• **Given exercise**
Leaving out every picture, retype the lines below from the top through the one that contains "var recInv = [6592, 1600, 1683, 5389, 5537];".

———

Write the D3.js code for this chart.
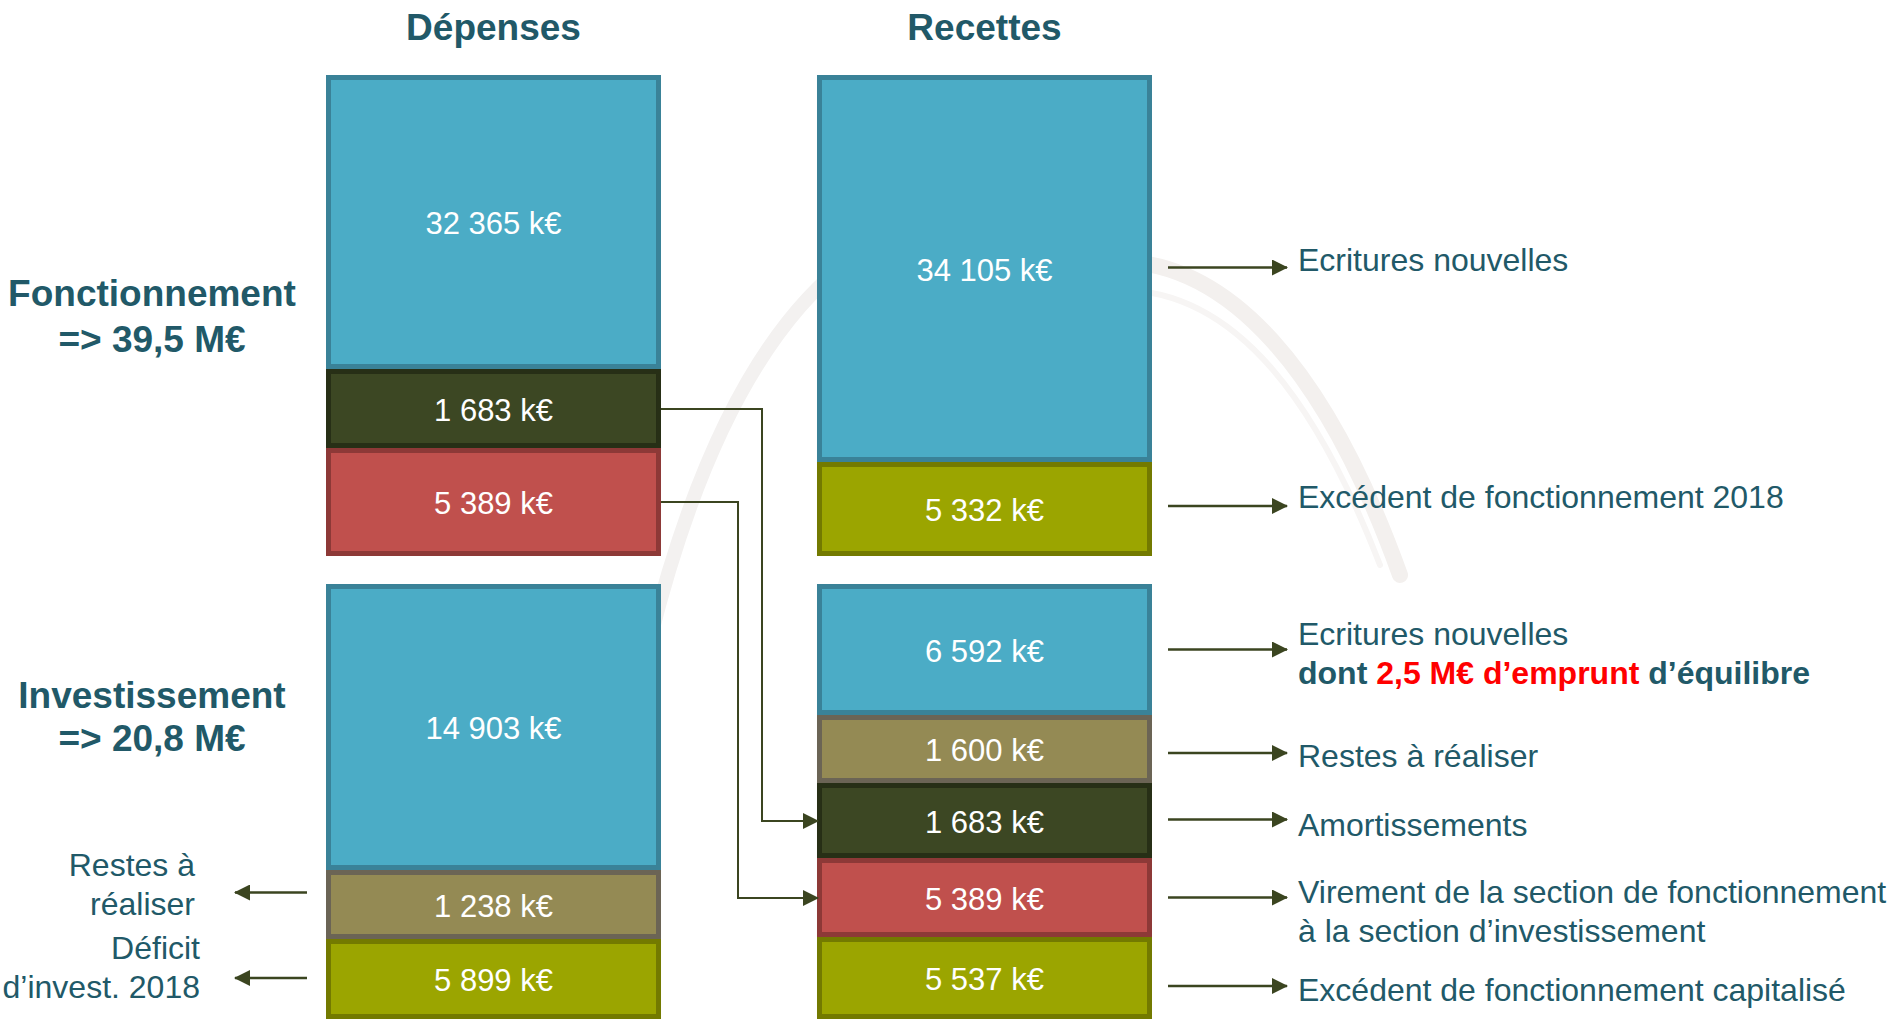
<!DOCTYPE html>
<meta charset="utf-8">
<title>Budget</title>
<style>
body { margin: 0; background: #fff; }
svg { display: block; font-family: "Liberation Sans", Arial, sans-serif; }
.val { fill: #fff; font-size: 31px; text-anchor: middle; }
.head { fill: #215968; font-size: 37px; font-weight: bold; text-anchor: middle; }
.note { fill: #215968; font-size: 32px; }
</style>
<svg></svg>
<script src="https://d3js.org/d3.v7.min.js"></script>
<script>
// columns / sections
var columns = ["Dépenses", "Recettes"];
var sections = ["Fonctionnement", "Investissement"];
var sectionTotals = ["=> 39,5 M€", "=> 20,8 M€"];

// values, k€
var depFonc = [32365, 1683, 5389];
var recFonc = [34105, 5332];
var depInv = [14903, 1238, 5899];
var recInv = [6592, 1600, 1683, 5389, 5537];

// kind of each block (drives colour)
var depFoncKind = ["new", "amort", "vir"];
var recFoncKind = ["new", "exc"];
var depInvKind = ["new", "rar", "exc"];
var recInvKind = ["new", "rar", "amort", "vir", "exc"];

// right-hand notes for the recettes blocks
var recFoncNotes = [["Ecritures nouvelles"], ["Excédent de fonctionnement 2018"]];
var recInvNotes = [
  ["Ecritures nouvelles", "dont |2,5 M€ d’emprunt| d’équilibre"],
  ["Restes à réaliser"],
  ["Amortissements"],
  ["Virement de la section de fonctionnement", "à la section d’investissement"],
  ["Excédent de fonctionnement capitalisé"]
];
// left-hand notes for the dépenses investissement blocks
var depInvNotes = [null, ["Restes à", "réaliser"], ["Déficit", "d’invest. 2018"]];

// ---- layout (the slide is a diagram, block heights are not proportional) ----
var width = 1890, height = 1019;
var spans = {
  depFonc: [294, 79, 108], recFonc: [387, 94],
  depInv: [286, 69, 80], recInv: [131, 68, 75, 79, 82]
};
var fill = { new: "#4bacc6", amort: "#3c4723", vir: "#c0504d", exc: "#9ba500", rar: "#948a54" };
var edge = { new: "#3a8298", amort: "#272f16", vir: "#8d3937", exc: "#737a00", rar: "#6b6455" };
var ink = "#3b4520";

var svg = d3.select("svg").attr("width", width).attr("height", height);

var x = d3.scaleBand().domain(columns).range([326, 1152]).paddingInner(0.3177);
var rowY = [
  d3.scaleLinear().domain([0, 481]).range([75, 556]),
  d3.scaleLinear().domain([0, 435]).range([584, 1019])
];

// faint logo swoosh in the background
var wm = svg.append("g").attr("fill", "none").attr("stroke-linecap", "round");
wm.append("path").attr("d", "M650,640 C700,440 770,320 850,260")
  .attr("stroke", "#f3f1f0").attr("stroke-width", 14);
wm.append("path").attr("d", "M1100,262 C1230,250 1330,380 1400,575")
  .attr("stroke", "#f3f0ee").attr("stroke-width", 16);
wm.append("path").attr("d", "M1120,290 C1240,290 1320,410 1380,565")
  .attr("stroke", "#f7f5f4").attr("stroke-width", 6);

// arrow heads
var defs = svg.append("defs");
defs.append("marker").attr("id", "head")
  .attr("viewBox", "0 0 16 16").attr("refX", 15).attr("refY", 8)
  .attr("markerWidth", 16).attr("markerHeight", 16)
  .attr("markerUnits", "userSpaceOnUse").attr("orient", "auto")
  .append("path").attr("d", "M0,0L16,8L0,16Z").attr("fill", ink);

function stackBlocks(values, kinds, span, col, row) {
  var y = rowY[row], acc = 0;
  var segs = values.map(function(v, i) {
    var s = { value: v, kind: kinds[i], y0: y(acc), y1: y(acc + span[i]) };
    acc += span[i];
    return s;
  });
  var g = svg.append("g");
  var x0 = x(col), bw = x.bandwidth();
  g.selectAll("rect").data(segs).enter().append("rect")
    .attr("x", x0 + 2.5).attr("y", function(d) { return d.y0 + 2.5; })
    .attr("width", bw - 5).attr("height", function(d) { return d.y1 - d.y0 - 5; })
    .attr("fill", function(d) { return fill[d.kind]; })
    .attr("stroke", function(d) { return edge[d.kind]; })
    .attr("stroke-width", 5);
  g.selectAll("text").data(segs).enter().append("text")
    .attr("class", "val")
    .attr("x", x0 + bw / 2)
    .attr("y", function(d) { return (d.y0 + d.y1) / 2; })
    .attr("dy", "0.4em")
    .text(function(d) { return d3.format(",")(d.value).replace(",", " ") + " k€"; });
  return segs;
}

var sDepFonc = stackBlocks(depFonc, depFoncKind, spans.depFonc, "Dépenses", 0);
var sRecFonc = stackBlocks(recFonc, recFoncKind, spans.recFonc, "Recettes", 0);
var sDepInv = stackBlocks(depInv, depInvKind, spans.depInv, "Dépenses", 1);
var sRecInv = stackBlocks(recInv, recInvKind, spans.recInv, "Recettes", 1);

// column titles
svg.selectAll(".colhead").data(columns).enter().append("text")
  .attr("class", "head")
  .attr("x", function(d) { return x(d) + x.bandwidth() / 2; })
  .attr("y", 40)
  .text(function(d) { return d; });

// section labels
var secBase = [rowY[0](231), rowY[1](124)];
sections.forEach(function(s, i) {
  var t = svg.append("text").attr("class", "head").attr("x", 152).attr("y", secBase[i]);
  t.append("tspan").text(s);
  t.append("tspan").attr("x", 152).attr("dy", i ? 43 : 46).text(sectionTotals[i]);
});

function mid(s) { return (s.y0 + s.y1) / 2; }

// right notes with arrows
var rightX = x("Recettes") + x.bandwidth();
var rNotes = [
  { seg: sRecFonc[0], lines: recFoncNotes[0], ady: -1, tdy: 2 },
  { seg: sRecFonc[1], lines: recFoncNotes[1], ady: -3, tdy: -1 },
  { seg: sRecInv[0], lines: recInvNotes[0], ady: 0, tdy: -5 },
  { seg: sRecInv[1], lines: recInvNotes[1], ady: 4, tdy: 18 },
  { seg: sRecInv[2], lines: recInvNotes[2], ady: -1, tdy: 15 },
  { seg: sRecInv[3], lines: recInvNotes[3], ady: 0, tdy: 5 },
  { seg: sRecInv[4], lines: recInvNotes[4], ady: 8, tdy: 23 }
];
rNotes.forEach(function(n) {
  var ay = mid(n.seg) + n.ady;
  svg.append("line").attr("x1", rightX + 16).attr("x2", rightX + 135)
    .attr("y1", ay).attr("y2", ay)
    .attr("stroke", ink).attr("stroke-width", 2.5).attr("marker-end", "url(#head)");
  var t = svg.append("text").attr("class", "note").attr("x", rightX + 146).attr("y", mid(n.seg) + n.tdy);
  n.lines.forEach(function(line, i) {
    var parts = line.split("|");
    parts.forEach(function(p, j) {
      var ts = t.append("tspan").text(p);
      if (j === 0) ts.attr("x", rightX + 146).attr("dy", i ? 39 : 0);
      if (parts.length > 1) ts.attr("font-weight", "bold");
      if (j === 1) ts.attr("fill", "#ff0000");
    });
  });
});

// left notes with arrows
var leftX = x("Dépenses");
var lNotes = [
  { seg: sDepInv[1], lines: depInvNotes[1], ady: -12, tdy: -28.5, right: 195 },
  { seg: sDepInv[2], lines: depInvNotes[2], ady: -1, tdy: -20, right: 200 }
];
lNotes.forEach(function(n) {
  var ay = mid(n.seg) + n.ady;
  svg.append("line").attr("x1", leftX - 19).attr("x2", 235)
    .attr("y1", ay).attr("y2", ay)
    .attr("stroke", ink).attr("stroke-width", 2.5).attr("marker-end", "url(#head)");
  var t = svg.append("text").attr("class", "note").attr("text-anchor", "end")
    .attr("x", n.right).attr("y", mid(n.seg) + n.tdy);
  n.lines.forEach(function(line, i) {
    t.append("tspan").attr("x", n.right).attr("dy", i ? 38.5 : 0).text(line);
  });
});

// fonctionnement -> investissement transfers
var depRight = x("Dépenses") + x.bandwidth();
var recLeft = x("Recettes");
var links = [
  { from: sDepFonc[1], to: sRecInv[2], elbow: depRight + 101 },
  { from: sDepFonc[2], to: sRecInv[3], elbow: depRight + 77 }
];
svg.selectAll(".link").data(links).enter().append("path")
  .attr("fill", "none").attr("stroke", ink).attr("stroke-width", 2)
  .attr("marker-end", "url(#head)")
  .attr("d", function(d) {
    var y0 = Math.round(mid(d.from)), y1 = Math.round(mid(d.to));
    return "M" + depRight + "," + y0 + "H" + d.elbow + "V" + y1 + "H" + (recLeft + 1);
  });
</script>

———

• **Correct response**
Write the D3.js code for this chart.
<!DOCTYPE html>
<meta charset="utf-8">
<title>Budget</title>
<style>
body { margin: 0; background: #fff; }
svg { display: block; font-family: "Liberation Sans", Arial, sans-serif; }
.val { fill: #fff; font-size: 31px; text-anchor: middle; }
.head { fill: #215968; font-size: 37px; font-weight: bold; text-anchor: middle; }
.note { fill: #215968; font-size: 32px; }
</style>
<svg></svg>
<script src="https://d3js.org/d3.v7.min.js"></script>
<script>
// columns / sections
var columns = ["Dépenses", "Recettes"];
var sections = ["Fonctionnement", "Investissement"];
var sectionTotals = ["=> 39,5 M€", "=> 20,8 M€"];

// values, k€
var depFonc = [32365, 1683, 5389];
var recFonc = [34105, 5332];
var depInv = [14903, 1238, 5899];
var recInv = [6592, 1600, 1683, 5389, 5537];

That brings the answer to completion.